*Given information:*

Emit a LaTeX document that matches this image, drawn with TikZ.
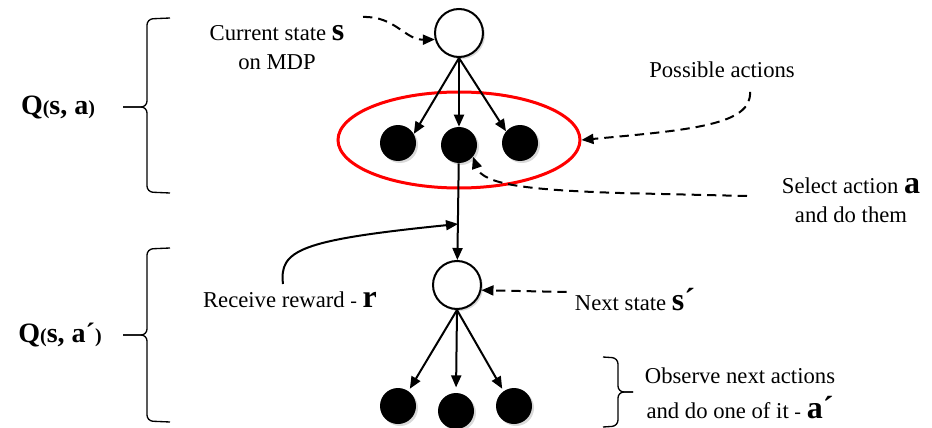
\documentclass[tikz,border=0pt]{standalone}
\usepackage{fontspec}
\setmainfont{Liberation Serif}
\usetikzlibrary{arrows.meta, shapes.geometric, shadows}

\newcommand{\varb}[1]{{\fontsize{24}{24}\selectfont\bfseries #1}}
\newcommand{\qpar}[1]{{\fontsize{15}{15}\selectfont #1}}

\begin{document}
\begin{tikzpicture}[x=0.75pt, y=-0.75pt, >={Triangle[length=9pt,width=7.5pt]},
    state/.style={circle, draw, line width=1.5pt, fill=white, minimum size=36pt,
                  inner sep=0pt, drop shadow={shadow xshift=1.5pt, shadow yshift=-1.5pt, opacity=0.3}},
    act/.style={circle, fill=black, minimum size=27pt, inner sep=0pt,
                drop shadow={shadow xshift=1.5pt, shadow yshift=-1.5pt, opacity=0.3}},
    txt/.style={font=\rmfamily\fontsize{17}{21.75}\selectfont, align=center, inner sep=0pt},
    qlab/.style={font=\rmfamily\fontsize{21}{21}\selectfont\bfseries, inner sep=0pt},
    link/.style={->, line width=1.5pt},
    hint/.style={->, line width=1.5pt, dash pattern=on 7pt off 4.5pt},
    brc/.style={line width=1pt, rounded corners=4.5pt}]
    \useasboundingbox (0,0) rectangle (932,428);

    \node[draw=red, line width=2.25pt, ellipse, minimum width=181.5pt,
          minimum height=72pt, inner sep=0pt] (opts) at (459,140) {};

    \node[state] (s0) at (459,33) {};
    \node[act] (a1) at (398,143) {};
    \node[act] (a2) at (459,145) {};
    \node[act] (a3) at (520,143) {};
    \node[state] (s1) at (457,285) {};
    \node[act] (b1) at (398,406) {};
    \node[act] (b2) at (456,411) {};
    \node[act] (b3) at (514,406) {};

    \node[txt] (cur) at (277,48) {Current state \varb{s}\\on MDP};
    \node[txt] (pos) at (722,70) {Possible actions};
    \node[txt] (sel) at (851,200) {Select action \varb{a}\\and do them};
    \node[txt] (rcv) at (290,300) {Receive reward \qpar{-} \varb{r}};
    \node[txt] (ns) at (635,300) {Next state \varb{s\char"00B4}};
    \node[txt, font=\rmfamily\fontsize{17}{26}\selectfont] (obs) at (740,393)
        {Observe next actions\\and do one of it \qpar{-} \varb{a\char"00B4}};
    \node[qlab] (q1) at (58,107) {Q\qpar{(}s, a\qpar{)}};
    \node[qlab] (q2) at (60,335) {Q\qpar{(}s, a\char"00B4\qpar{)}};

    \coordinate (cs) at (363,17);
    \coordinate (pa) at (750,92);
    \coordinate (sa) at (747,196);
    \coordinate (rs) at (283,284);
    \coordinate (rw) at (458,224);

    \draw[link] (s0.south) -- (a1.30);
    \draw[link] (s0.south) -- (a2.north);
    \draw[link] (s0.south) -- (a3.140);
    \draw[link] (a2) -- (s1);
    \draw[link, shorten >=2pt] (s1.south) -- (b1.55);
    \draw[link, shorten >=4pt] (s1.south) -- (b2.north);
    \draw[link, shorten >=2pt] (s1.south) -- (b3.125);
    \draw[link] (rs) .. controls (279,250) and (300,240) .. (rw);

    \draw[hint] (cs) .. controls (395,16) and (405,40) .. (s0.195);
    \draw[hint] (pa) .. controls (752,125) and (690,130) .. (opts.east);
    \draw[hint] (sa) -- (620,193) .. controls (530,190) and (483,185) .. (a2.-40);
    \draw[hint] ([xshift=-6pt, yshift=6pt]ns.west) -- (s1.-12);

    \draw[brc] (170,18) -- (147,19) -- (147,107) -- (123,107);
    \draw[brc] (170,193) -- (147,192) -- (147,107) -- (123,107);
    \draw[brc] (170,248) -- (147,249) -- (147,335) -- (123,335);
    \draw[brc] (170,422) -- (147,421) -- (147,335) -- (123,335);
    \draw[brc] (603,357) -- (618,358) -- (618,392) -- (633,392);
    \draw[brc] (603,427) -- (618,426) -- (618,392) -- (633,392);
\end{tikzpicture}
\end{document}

*Do this:* Quote the data above in full, leaving out the pictures it holds.

*Result below:*
Emit a LaTeX document that matches this image, drawn with TikZ.
\documentclass[tikz,border=0pt]{standalone}
\usepackage{fontspec}
\setmainfont{Liberation Serif}
\usetikzlibrary{arrows.meta, shapes.geometric, shadows}

\newcommand{\varb}[1]{{\fontsize{24}{24}\selectfont\bfseries #1}}
\newcommand{\qpar}[1]{{\fontsize{15}{15}\selectfont #1}}

\begin{document}
\begin{tikzpicture}[x=0.75pt, y=-0.75pt, >={Triangle[length=9pt,width=7.5pt]},
    state/.style={circle, draw, line width=1.5pt, fill=white, minimum size=36pt,
                  inner sep=0pt, drop shadow={shadow xshift=1.5pt, shadow yshift=-1.5pt, opacity=0.3}},
    act/.style={circle, fill=black, minimum size=27pt, inner sep=0pt,
                drop shadow={shadow xshift=1.5pt, shadow yshift=-1.5pt, opacity=0.3}},
    txt/.style={font=\rmfamily\fontsize{17}{21.75}\selectfont, align=center, inner sep=0pt},
    qlab/.style={font=\rmfamily\fontsize{21}{21}\selectfont\bfseries, inner sep=0pt},
    link/.style={->, line width=1.5pt},
    hint/.style={->, line width=1.5pt, dash pattern=on 7pt off 4.5pt},
    brc/.style={line width=1pt, rounded corners=4.5pt}]
    \useasboundingbox (0,0) rectangle (932,428);

    \node[draw=red, line width=2.25pt, ellipse, minimum width=181.5pt,
          minimum height=72pt, inner sep=0pt] (opts) at (459,140) {};

    \node[state] (s0) at (459,33) {};
    \node[act] (a1) at (398,143) {};
    \node[act] (a2) at (459,145) {};
    \node[act] (a3) at (520,143) {};
    \node[state] (s1) at (457,285) {};
    \node[act] (b1) at (398,406) {};
    \node[act] (b2) at (456,411) {};
    \node[act] (b3) at (514,406) {};

    \node[txt] (cur) at (277,48) {Current state \varb{s}\\on MDP};
    \node[txt] (pos) at (722,70) {Possible actions};
    \node[txt] (sel) at (851,200) {Select action \varb{a}\\and do them};
    \node[txt] (rcv) at (290,300) {Receive reward \qpar{-} \varb{r}};
    \node[txt] (ns) at (635,300) {Next state \varb{s\char"00B4}};
    \node[txt, font=\rmfamily\fontsize{17}{26}\selectfont] (obs) at (740,393)
        {Observe next actions\\and do one of it \qpar{-} \varb{a\char"00B4}};
    \node[qlab] (q1) at (58,107) {Q\qpar{(}s, a\qpar{)}};
    \node[qlab] (q2) at (60,335) {Q\qpar{(}s, a\char"00B4\qpar{)}};

    \coordinate (cs) at (363,17);
    \coordinate (pa) at (750,92);
    \coordinate (sa) at (747,196);
    \coordinate (rs) at (283,284);
    \coordinate (rw) at (458,224);

    \draw[link] (s0.south) -- (a1.30);
    \draw[link] (s0.south) -- (a2.north);
    \draw[link] (s0.south) -- (a3.140);
    \draw[link] (a2) -- (s1);
    \draw[link, shorten >=2pt] (s1.south) -- (b1.55);
    \draw[link, shorten >=4pt] (s1.south) -- (b2.north);
    \draw[link, shorten >=2pt] (s1.south) -- (b3.125);
    \draw[link] (rs) .. controls (279,250) and (300,240) .. (rw);

    \draw[hint] (cs) .. controls (395,16) and (405,40) .. (s0.195);
    \draw[hint] (pa) .. controls (752,125) and (690,130) .. (opts.east);
    \draw[hint] (sa) -- (620,193) .. controls (530,190) and (483,185) .. (a2.-40);
    \draw[hint] ([xshift=-6pt, yshift=6pt]ns.west) -- (s1.-12);

    \draw[brc] (170,18) -- (147,19) -- (147,107) -- (123,107);
    \draw[brc] (170,193) -- (147,192) -- (147,107) -- (123,107);
    \draw[brc] (170,248) -- (147,249) -- (147,335) -- (123,335);
    \draw[brc] (170,422) -- (147,421) -- (147,335) -- (123,335);
    \draw[brc] (603,357) -- (618,358) -- (618,392) -- (633,392);
    \draw[brc] (603,427) -- (618,426) -- (618,392) -- (633,392);
\end{tikzpicture}
\end{document}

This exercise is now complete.